**Dataset content**
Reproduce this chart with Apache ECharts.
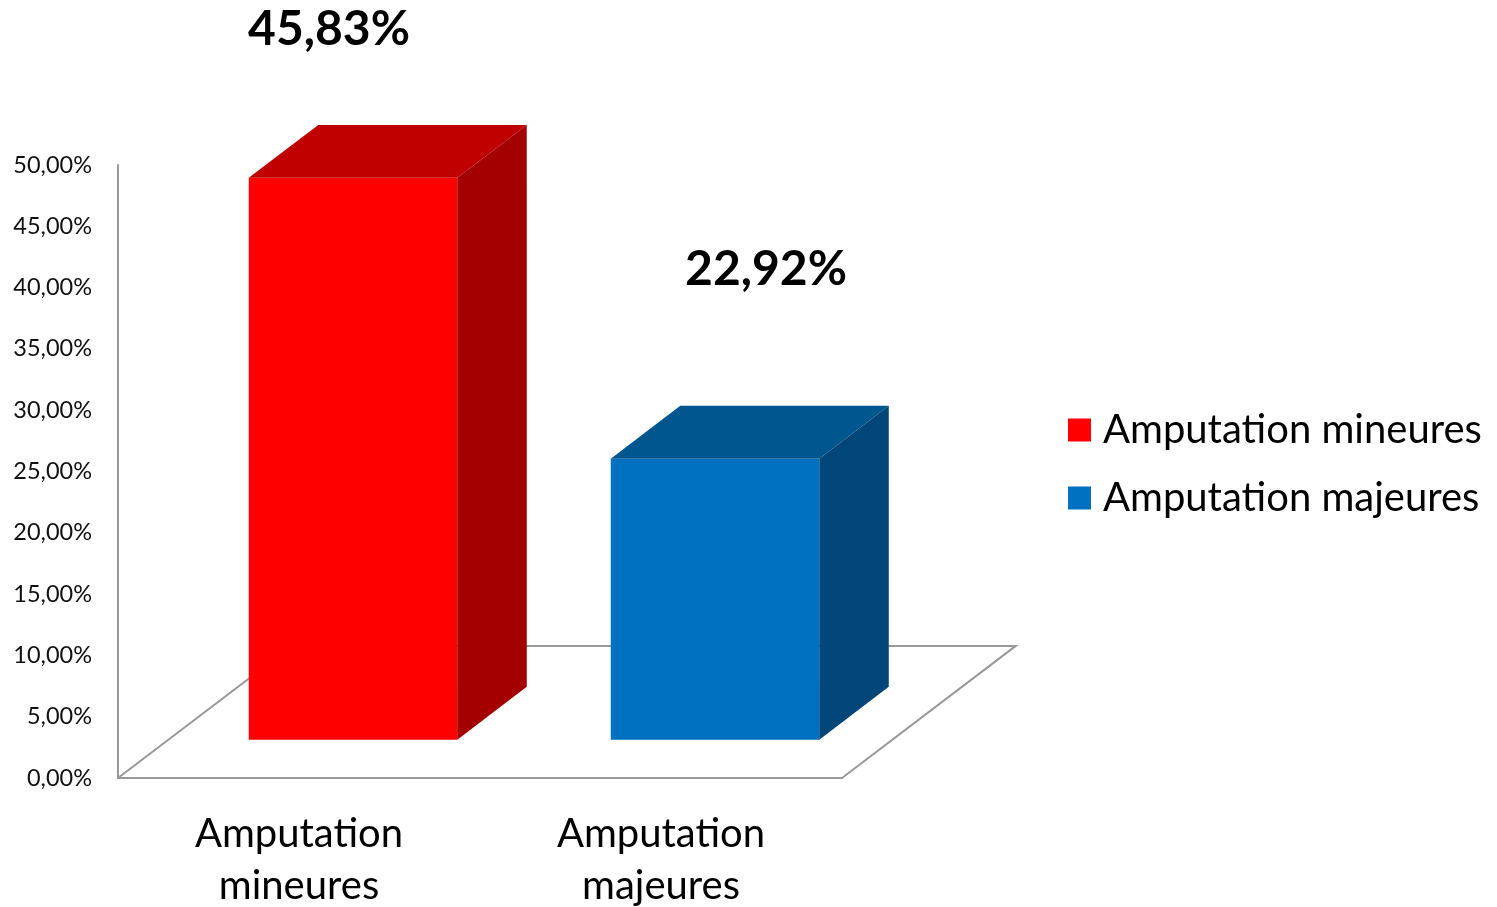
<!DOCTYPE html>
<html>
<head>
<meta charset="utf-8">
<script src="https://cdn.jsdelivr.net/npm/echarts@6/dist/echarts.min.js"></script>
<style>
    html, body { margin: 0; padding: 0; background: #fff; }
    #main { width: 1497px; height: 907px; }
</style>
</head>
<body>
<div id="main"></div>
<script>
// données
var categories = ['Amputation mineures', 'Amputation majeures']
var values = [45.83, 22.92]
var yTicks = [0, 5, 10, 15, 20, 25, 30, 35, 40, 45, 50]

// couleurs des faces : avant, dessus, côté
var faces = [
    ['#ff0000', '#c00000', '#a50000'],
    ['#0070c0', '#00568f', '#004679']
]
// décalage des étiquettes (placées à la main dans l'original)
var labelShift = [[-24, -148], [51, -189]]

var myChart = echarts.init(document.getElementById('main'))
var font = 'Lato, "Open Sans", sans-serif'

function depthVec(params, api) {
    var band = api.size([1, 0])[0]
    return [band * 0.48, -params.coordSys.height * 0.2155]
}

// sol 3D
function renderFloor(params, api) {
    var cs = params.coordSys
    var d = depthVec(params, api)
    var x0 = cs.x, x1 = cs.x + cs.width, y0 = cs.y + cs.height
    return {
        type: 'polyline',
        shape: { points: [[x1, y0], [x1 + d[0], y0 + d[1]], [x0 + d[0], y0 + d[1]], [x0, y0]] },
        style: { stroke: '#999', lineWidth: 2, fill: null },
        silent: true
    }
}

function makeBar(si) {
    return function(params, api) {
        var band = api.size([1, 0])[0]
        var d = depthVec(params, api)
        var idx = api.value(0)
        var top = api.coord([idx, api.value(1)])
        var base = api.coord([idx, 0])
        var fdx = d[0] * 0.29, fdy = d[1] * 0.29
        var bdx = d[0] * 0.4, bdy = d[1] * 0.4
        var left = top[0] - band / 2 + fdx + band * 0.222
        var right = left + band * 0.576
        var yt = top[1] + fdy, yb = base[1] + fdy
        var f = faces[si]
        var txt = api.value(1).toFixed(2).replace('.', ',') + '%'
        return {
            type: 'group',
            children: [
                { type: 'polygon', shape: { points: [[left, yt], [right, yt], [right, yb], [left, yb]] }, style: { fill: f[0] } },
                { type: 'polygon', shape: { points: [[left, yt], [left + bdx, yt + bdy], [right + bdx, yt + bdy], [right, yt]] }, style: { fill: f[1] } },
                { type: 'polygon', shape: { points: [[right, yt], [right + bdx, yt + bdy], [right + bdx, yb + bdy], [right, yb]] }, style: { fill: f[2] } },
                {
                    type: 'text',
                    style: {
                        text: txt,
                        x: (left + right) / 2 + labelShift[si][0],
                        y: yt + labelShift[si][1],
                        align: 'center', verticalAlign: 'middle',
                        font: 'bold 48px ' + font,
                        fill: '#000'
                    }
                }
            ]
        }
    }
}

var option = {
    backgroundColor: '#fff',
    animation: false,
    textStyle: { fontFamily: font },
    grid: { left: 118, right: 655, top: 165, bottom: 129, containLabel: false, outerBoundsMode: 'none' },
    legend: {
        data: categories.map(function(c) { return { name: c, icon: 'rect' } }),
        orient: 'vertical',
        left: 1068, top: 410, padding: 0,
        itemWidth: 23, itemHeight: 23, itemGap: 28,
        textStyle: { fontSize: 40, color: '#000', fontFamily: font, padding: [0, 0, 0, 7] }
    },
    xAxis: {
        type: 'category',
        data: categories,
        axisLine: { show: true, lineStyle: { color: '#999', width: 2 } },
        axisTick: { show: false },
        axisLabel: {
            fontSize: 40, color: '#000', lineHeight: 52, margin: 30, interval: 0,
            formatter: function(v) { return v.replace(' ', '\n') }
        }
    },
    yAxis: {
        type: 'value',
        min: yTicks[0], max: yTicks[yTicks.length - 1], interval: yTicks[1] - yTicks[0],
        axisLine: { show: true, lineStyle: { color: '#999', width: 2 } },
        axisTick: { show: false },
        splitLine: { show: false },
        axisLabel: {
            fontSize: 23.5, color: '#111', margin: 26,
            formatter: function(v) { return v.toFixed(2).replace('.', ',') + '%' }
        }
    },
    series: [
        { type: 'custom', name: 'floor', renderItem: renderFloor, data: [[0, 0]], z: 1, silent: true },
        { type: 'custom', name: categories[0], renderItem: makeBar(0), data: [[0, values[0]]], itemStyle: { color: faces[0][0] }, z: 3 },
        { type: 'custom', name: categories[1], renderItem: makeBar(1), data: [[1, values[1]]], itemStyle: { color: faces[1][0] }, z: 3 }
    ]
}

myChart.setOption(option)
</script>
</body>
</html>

**Required work**
Retype everything in the material word for word, minus pictures.

**In response**
Reproduce this chart with Apache ECharts.
<!DOCTYPE html>
<html>
<head>
<meta charset="utf-8">
<script src="https://cdn.jsdelivr.net/npm/echarts@6/dist/echarts.min.js"></script>
<style>
    html, body { margin: 0; padding: 0; background: #fff; }
    #main { width: 1497px; height: 907px; }
</style>
</head>
<body>
<div id="main"></div>
<script>
// données
var categories = ['Amputation mineures', 'Amputation majeures']
var values = [45.83, 22.92]
var yTicks = [0, 5, 10, 15, 20, 25, 30, 35, 40, 45, 50]

// couleurs des faces : avant, dessus, côté
var faces = [
    ['#ff0000', '#c00000', '#a50000'],
    ['#0070c0', '#00568f', '#004679']
]
// décalage des étiquettes (placées à la main dans l'original)
var labelShift = [[-24, -148], [51, -189]]

var myChart = echarts.init(document.getElementById('main'))
var font = 'Lato, "Open Sans", sans-serif'

function depthVec(params, api) {
    var band = api.size([1, 0])[0]
    return [band * 0.48, -params.coordSys.height * 0.2155]
}

// sol 3D
function renderFloor(params, api) {
    var cs = params.coordSys
    var d = depthVec(params, api)
    var x0 = cs.x, x1 = cs.x + cs.width, y0 = cs.y + cs.height
    return {
        type: 'polyline',
        shape: { points: [[x1, y0], [x1 + d[0], y0 + d[1]], [x0 + d[0], y0 + d[1]], [x0, y0]] },
        style: { stroke: '#999', lineWidth: 2, fill: null },
        silent: true
    }
}

function makeBar(si) {
    return function(params, api) {
        var band = api.size([1, 0])[0]
        var d = depthVec(params, api)
        var idx = api.value(0)
        var top = api.coord([idx, api.value(1)])
        var base = api.coord([idx, 0])
        var fdx = d[0] * 0.29, fdy = d[1] * 0.29
        var bdx = d[0] * 0.4, bdy = d[1] * 0.4
        var left = top[0] - band / 2 + fdx + band * 0.222
        var right = left + band * 0.576
        var yt = top[1] + fdy, yb = base[1] + fdy
        var f = faces[si]
        var txt = api.value(1).toFixed(2).replace('.', ',') + '%'
        return {
            type: 'group',
            children: [
                { type: 'polygon', shape: { points: [[left, yt], [right, yt], [right, yb], [left, yb]] }, style: { fill: f[0] } },
                { type: 'polygon', shape: { points: [[left, yt], [left + bdx, yt + bdy], [right + bdx, yt + bdy], [right, yt]] }, style: { fill: f[1] } },
                { type: 'polygon', shape: { points: [[right, yt], [right + bdx, yt + bdy], [right + bdx, yb + bdy], [right, yb]] }, style: { fill: f[2] } },
                {
                    type: 'text',
                    style: {
                        text: txt,
                        x: (left + right) / 2 + labelShift[si][0],
                        y: yt + labelShift[si][1],
                        align: 'center', verticalAlign: 'middle',
                        font: 'bold 48px ' + font,
                        fill: '#000'
                    }
                }
            ]
        }
    }
}

var option = {
    backgroundColor: '#fff',
    animation: false,
    textStyle: { fontFamily: font },
    grid: { left: 118, right: 655, top: 165, bottom: 129, containLabel: false, outerBoundsMode: 'none' },
    legend: {
        data: categories.map(function(c) { return { name: c, icon: 'rect' } }),
        orient: 'vertical',
        left: 1068, top: 410, padding: 0,
        itemWidth: 23, itemHeight: 23, itemGap: 28,
        textStyle: { fontSize: 40, color: '#000', fontFamily: font, padding: [0, 0, 0, 7] }
    },
    xAxis: {
        type: 'category',
        data: categories,
        axisLine: { show: true, lineStyle: { color: '#999', width: 2 } },
        axisTick: { show: false },
        axisLabel: {
            fontSize: 40, color: '#000', lineHeight: 52, margin: 30, interval: 0,
            formatter: function(v) { return v.replace(' ', '\n') }
        }
    },
    yAxis: {
        type: 'value',
        min: yTicks[0], max: yTicks[yTicks.length - 1], interval: yTicks[1] - yTicks[0],
        axisLine: { show: true, lineStyle: { color: '#999', width: 2 } },
        axisTick: { show: false },
        splitLine: { show: false },
        axisLabel: {
            fontSize: 23.5, color: '#111', margin: 26,
            formatter: function(v) { return v.toFixed(2).replace('.', ',') + '%' }
        }
    },
    series: [
        { type: 'custom', name: 'floor', renderItem: renderFloor, data: [[0, 0]], z: 1, silent: true },
        { type: 'custom', name: categories[0], renderItem: makeBar(0), data: [[0, values[0]]], itemStyle: { color: faces[0][0] }, z: 3 },
        { type: 'custom', name: categories[1], renderItem: makeBar(1), data: [[1, values[1]]], itemStyle: { color: faces[1][0] }, z: 3 }
    ]
}

myChart.setOption(option)
</script>
</body>
</html>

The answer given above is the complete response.